- STATED PROBLEM: Only the lines between the line holding "Give me the TikZ source for this diagram." and the line holding "below=11pt of pm.north]", both of those included, should be copied exactly; drop the pictures.

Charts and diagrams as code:
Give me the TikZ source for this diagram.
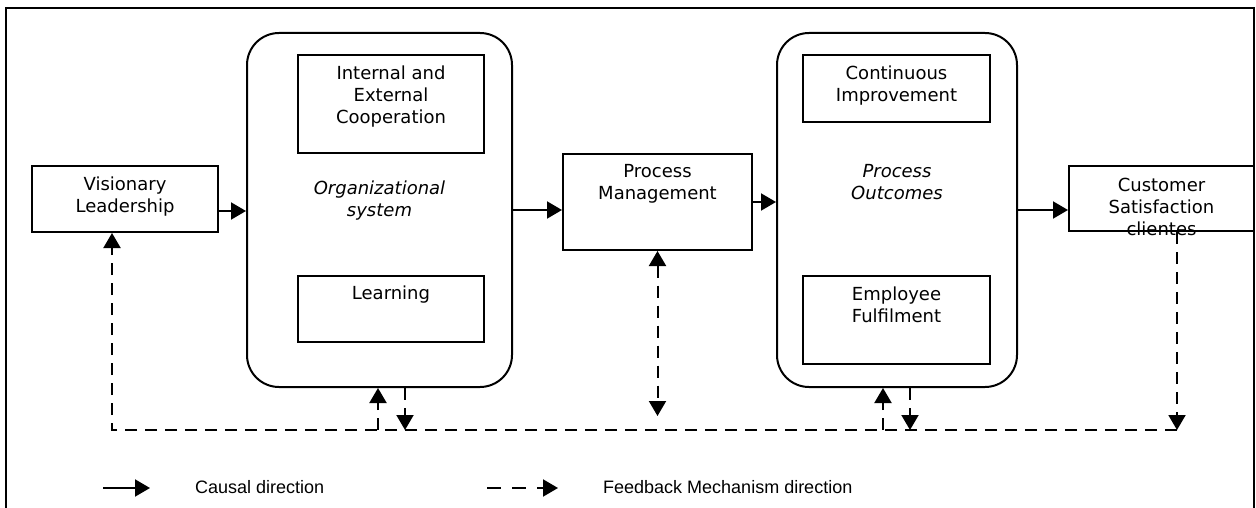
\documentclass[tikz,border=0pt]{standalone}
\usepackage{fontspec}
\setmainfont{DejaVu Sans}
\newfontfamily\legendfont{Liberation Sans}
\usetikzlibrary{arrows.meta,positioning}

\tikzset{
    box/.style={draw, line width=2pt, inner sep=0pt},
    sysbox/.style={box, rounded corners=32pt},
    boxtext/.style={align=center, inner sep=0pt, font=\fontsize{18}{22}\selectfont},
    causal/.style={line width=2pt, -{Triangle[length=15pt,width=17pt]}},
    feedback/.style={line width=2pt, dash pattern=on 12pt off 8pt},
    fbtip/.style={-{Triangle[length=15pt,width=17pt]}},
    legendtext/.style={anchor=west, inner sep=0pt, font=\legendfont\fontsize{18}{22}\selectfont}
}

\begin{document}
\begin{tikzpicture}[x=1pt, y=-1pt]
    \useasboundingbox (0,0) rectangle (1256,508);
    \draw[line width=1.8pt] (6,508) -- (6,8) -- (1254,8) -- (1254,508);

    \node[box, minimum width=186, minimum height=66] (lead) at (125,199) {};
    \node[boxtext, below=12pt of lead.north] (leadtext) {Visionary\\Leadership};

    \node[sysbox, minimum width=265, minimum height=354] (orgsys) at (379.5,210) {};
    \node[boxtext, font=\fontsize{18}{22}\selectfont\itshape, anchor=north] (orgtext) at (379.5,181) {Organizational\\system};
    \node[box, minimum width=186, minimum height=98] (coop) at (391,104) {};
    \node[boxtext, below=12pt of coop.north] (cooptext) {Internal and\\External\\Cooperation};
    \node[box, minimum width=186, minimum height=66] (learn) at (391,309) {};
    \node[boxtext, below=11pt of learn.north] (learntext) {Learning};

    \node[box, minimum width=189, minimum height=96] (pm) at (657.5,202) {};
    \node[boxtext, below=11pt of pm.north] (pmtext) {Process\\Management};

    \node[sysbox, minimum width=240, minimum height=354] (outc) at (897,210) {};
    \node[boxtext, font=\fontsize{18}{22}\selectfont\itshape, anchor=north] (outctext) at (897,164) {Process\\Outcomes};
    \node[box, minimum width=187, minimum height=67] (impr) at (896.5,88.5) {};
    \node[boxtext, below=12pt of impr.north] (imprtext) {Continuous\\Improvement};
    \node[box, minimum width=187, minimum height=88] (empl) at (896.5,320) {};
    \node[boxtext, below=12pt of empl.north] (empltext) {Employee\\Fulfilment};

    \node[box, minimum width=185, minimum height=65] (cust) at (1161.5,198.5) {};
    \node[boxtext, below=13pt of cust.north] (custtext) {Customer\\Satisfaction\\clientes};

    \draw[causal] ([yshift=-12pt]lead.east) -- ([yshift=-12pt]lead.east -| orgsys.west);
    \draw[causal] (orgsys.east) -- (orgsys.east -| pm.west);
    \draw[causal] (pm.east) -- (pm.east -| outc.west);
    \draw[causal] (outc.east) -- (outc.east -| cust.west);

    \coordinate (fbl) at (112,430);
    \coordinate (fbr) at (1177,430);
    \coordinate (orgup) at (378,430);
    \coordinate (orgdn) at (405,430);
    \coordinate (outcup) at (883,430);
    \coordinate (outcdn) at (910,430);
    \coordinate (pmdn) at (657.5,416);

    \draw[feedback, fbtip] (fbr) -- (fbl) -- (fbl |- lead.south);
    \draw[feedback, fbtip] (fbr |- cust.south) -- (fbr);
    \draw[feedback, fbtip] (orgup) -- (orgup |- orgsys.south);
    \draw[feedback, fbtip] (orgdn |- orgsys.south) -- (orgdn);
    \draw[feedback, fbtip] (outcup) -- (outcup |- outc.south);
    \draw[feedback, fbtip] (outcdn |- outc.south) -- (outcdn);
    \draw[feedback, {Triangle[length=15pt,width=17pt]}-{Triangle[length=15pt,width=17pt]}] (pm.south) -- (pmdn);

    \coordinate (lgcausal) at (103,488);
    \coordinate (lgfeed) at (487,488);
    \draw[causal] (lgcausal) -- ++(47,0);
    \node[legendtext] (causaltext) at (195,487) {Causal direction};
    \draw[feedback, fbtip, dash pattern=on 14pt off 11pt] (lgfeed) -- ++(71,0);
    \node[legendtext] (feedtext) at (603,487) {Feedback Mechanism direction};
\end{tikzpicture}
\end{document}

* * *

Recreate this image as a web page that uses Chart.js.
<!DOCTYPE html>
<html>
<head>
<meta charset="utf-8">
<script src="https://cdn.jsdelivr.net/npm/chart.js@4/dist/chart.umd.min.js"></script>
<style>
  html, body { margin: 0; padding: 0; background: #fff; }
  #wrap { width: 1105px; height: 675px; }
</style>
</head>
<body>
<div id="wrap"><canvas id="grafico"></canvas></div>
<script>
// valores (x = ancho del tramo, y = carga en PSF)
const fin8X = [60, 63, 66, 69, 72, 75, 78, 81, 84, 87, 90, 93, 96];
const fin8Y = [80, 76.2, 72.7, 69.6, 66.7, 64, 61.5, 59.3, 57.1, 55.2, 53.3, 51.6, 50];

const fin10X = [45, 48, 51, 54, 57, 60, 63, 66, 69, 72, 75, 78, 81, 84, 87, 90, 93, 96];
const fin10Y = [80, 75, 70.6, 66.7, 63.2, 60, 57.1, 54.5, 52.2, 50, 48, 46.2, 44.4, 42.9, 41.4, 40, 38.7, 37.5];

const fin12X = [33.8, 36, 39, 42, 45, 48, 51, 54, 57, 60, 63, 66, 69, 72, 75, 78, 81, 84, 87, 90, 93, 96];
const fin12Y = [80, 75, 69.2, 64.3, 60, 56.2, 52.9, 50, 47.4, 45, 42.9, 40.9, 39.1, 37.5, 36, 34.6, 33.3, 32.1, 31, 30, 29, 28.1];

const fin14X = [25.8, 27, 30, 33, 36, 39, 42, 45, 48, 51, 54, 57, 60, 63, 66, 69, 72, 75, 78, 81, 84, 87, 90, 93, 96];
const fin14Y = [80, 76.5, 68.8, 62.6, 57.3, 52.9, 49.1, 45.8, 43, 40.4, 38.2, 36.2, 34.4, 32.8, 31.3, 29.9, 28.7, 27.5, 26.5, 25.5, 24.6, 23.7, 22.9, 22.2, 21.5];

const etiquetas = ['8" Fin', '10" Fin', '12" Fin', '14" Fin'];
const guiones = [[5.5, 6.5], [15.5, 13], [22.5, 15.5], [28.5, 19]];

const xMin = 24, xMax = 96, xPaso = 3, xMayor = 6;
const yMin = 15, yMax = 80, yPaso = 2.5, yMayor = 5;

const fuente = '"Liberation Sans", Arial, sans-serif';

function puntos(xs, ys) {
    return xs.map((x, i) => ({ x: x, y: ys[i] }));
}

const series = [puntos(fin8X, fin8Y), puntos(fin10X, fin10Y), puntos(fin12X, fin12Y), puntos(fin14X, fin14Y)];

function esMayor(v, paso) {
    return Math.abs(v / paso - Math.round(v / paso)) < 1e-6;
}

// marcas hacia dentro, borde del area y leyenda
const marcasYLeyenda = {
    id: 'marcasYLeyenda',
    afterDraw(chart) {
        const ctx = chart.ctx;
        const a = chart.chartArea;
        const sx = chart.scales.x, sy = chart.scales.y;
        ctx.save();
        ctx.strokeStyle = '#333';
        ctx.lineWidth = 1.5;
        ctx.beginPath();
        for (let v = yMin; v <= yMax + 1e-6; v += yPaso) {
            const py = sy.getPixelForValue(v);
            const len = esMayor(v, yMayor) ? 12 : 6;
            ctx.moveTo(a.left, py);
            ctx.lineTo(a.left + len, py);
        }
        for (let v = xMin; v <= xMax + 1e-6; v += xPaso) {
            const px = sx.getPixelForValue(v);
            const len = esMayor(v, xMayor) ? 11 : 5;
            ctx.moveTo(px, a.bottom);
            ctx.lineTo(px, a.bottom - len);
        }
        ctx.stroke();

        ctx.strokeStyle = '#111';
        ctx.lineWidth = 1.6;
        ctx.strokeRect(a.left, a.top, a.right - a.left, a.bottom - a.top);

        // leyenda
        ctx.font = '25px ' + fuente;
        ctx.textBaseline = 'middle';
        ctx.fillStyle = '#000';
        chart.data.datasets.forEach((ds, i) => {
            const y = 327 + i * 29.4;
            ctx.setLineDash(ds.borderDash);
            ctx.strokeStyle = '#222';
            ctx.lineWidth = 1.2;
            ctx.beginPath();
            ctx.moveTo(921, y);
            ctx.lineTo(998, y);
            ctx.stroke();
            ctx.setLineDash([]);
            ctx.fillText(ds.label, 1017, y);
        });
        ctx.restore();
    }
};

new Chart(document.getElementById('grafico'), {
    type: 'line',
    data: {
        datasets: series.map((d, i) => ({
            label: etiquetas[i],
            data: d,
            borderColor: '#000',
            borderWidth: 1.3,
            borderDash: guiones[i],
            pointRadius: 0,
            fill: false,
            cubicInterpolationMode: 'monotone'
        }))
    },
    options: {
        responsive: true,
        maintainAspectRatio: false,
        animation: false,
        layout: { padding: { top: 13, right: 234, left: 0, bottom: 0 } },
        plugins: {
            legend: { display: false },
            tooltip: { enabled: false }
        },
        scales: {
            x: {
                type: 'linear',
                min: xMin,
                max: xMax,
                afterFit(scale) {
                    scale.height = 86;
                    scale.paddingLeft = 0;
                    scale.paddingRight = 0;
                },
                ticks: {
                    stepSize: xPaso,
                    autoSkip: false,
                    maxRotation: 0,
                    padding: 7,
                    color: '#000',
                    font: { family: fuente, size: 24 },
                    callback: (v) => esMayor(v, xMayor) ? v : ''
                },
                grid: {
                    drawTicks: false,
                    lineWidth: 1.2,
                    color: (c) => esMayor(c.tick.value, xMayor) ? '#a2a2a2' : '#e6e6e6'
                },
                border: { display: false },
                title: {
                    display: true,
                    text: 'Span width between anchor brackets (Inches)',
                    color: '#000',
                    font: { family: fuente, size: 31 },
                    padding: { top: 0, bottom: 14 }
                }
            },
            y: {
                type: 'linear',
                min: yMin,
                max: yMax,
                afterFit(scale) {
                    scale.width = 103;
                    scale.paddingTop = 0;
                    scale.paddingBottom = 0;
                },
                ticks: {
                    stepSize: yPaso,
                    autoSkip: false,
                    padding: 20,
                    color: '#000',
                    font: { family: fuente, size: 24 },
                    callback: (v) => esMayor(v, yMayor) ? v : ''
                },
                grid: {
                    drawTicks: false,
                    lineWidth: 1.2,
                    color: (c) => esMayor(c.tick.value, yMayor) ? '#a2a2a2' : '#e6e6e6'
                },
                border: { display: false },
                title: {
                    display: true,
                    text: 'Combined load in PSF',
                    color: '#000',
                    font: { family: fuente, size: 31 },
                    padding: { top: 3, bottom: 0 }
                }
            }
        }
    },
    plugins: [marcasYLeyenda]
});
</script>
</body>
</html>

--

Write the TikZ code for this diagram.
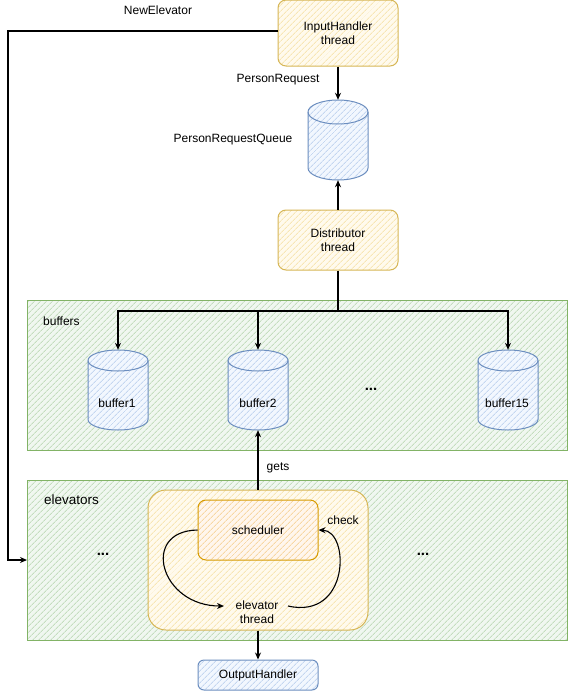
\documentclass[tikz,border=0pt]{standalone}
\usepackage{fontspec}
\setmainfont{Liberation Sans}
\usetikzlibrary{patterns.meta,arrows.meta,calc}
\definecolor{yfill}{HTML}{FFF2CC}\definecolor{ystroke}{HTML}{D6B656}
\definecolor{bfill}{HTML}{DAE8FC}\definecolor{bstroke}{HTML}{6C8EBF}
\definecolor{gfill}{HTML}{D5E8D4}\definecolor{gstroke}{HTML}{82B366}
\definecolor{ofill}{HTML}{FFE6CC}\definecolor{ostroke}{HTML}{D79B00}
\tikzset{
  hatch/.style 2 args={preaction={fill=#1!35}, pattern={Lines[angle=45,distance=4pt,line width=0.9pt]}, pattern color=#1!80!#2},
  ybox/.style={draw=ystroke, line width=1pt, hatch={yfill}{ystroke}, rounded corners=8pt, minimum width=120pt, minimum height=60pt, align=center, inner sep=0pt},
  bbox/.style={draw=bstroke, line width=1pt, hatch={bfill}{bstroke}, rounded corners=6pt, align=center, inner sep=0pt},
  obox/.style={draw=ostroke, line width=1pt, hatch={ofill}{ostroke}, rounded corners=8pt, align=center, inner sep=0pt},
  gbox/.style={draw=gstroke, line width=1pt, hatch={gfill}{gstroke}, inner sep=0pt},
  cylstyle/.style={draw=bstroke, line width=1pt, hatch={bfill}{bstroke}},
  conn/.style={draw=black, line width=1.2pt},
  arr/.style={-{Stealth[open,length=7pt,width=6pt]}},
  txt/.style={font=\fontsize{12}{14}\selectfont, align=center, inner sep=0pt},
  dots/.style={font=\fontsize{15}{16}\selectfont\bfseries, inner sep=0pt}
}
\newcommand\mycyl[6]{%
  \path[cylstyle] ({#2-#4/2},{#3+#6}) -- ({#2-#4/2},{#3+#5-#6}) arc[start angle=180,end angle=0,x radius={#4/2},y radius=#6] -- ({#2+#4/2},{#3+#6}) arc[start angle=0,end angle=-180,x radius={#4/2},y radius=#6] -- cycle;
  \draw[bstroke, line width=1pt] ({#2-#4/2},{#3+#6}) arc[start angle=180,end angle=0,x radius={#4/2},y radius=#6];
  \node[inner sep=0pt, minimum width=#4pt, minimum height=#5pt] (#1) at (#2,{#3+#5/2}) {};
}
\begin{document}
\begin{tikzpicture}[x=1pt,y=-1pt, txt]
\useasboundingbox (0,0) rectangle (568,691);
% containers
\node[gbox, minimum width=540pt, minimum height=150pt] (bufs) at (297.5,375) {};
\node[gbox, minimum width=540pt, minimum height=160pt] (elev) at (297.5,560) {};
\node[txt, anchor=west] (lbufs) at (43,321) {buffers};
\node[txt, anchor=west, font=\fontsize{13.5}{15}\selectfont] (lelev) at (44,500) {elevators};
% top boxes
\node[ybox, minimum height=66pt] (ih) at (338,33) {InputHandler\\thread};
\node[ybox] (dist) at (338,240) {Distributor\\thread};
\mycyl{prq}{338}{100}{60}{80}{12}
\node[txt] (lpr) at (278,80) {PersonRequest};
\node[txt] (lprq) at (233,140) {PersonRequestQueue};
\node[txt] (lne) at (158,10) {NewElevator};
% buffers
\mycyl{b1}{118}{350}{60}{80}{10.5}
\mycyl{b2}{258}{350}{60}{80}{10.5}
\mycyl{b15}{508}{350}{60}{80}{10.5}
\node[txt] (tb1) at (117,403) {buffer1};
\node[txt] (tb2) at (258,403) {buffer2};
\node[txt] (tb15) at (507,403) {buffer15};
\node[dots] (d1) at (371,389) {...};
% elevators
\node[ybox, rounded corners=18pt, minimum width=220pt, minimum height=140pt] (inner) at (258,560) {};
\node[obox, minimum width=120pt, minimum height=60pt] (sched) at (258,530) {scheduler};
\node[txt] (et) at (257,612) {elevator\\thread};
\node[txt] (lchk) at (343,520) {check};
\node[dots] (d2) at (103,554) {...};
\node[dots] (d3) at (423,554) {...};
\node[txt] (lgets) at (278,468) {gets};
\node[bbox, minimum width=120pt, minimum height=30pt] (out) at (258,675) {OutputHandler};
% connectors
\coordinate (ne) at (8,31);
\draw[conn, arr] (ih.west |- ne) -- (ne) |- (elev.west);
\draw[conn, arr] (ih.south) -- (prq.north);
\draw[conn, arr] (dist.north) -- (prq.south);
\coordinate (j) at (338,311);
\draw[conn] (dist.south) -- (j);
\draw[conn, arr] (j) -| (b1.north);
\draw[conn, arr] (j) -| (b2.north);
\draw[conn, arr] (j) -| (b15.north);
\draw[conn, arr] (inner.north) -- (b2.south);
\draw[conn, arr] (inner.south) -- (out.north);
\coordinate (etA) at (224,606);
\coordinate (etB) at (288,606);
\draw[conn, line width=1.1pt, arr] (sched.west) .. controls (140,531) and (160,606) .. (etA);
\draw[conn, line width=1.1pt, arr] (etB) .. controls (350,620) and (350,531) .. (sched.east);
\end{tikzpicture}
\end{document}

- ANSWER TO THIS EXERCISE:
Give me the TikZ source for this diagram.
\documentclass[tikz,border=0pt]{standalone}
\usepackage{fontspec}
\setmainfont{DejaVu Sans}
\newfontfamily\legendfont{Liberation Sans}
\usetikzlibrary{arrows.meta,positioning}

\tikzset{
    box/.style={draw, line width=2pt, inner sep=0pt},
    sysbox/.style={box, rounded corners=32pt},
    boxtext/.style={align=center, inner sep=0pt, font=\fontsize{18}{22}\selectfont},
    causal/.style={line width=2pt, -{Triangle[length=15pt,width=17pt]}},
    feedback/.style={line width=2pt, dash pattern=on 12pt off 8pt},
    fbtip/.style={-{Triangle[length=15pt,width=17pt]}},
    legendtext/.style={anchor=west, inner sep=0pt, font=\legendfont\fontsize{18}{22}\selectfont}
}

\begin{document}
\begin{tikzpicture}[x=1pt, y=-1pt]
    \useasboundingbox (0,0) rectangle (1256,508);
    \draw[line width=1.8pt] (6,508) -- (6,8) -- (1254,8) -- (1254,508);

    \node[box, minimum width=186, minimum height=66] (lead) at (125,199) {};
    \node[boxtext, below=12pt of lead.north] (leadtext) {Visionary\\Leadership};

    \node[sysbox, minimum width=265, minimum height=354] (orgsys) at (379.5,210) {};
    \node[boxtext, font=\fontsize{18}{22}\selectfont\itshape, anchor=north] (orgtext) at (379.5,181) {Organizational\\system};
    \node[box, minimum width=186, minimum height=98] (coop) at (391,104) {};
    \node[boxtext, below=12pt of coop.north] (cooptext) {Internal and\\External\\Cooperation};
    \node[box, minimum width=186, minimum height=66] (learn) at (391,309) {};
    \node[boxtext, below=11pt of learn.north] (learntext) {Learning};

    \node[box, minimum width=189, minimum height=96] (pm) at (657.5,202) {};
    \node[boxtext, below=11pt of pm.north] (pmtext) {Process\\Management};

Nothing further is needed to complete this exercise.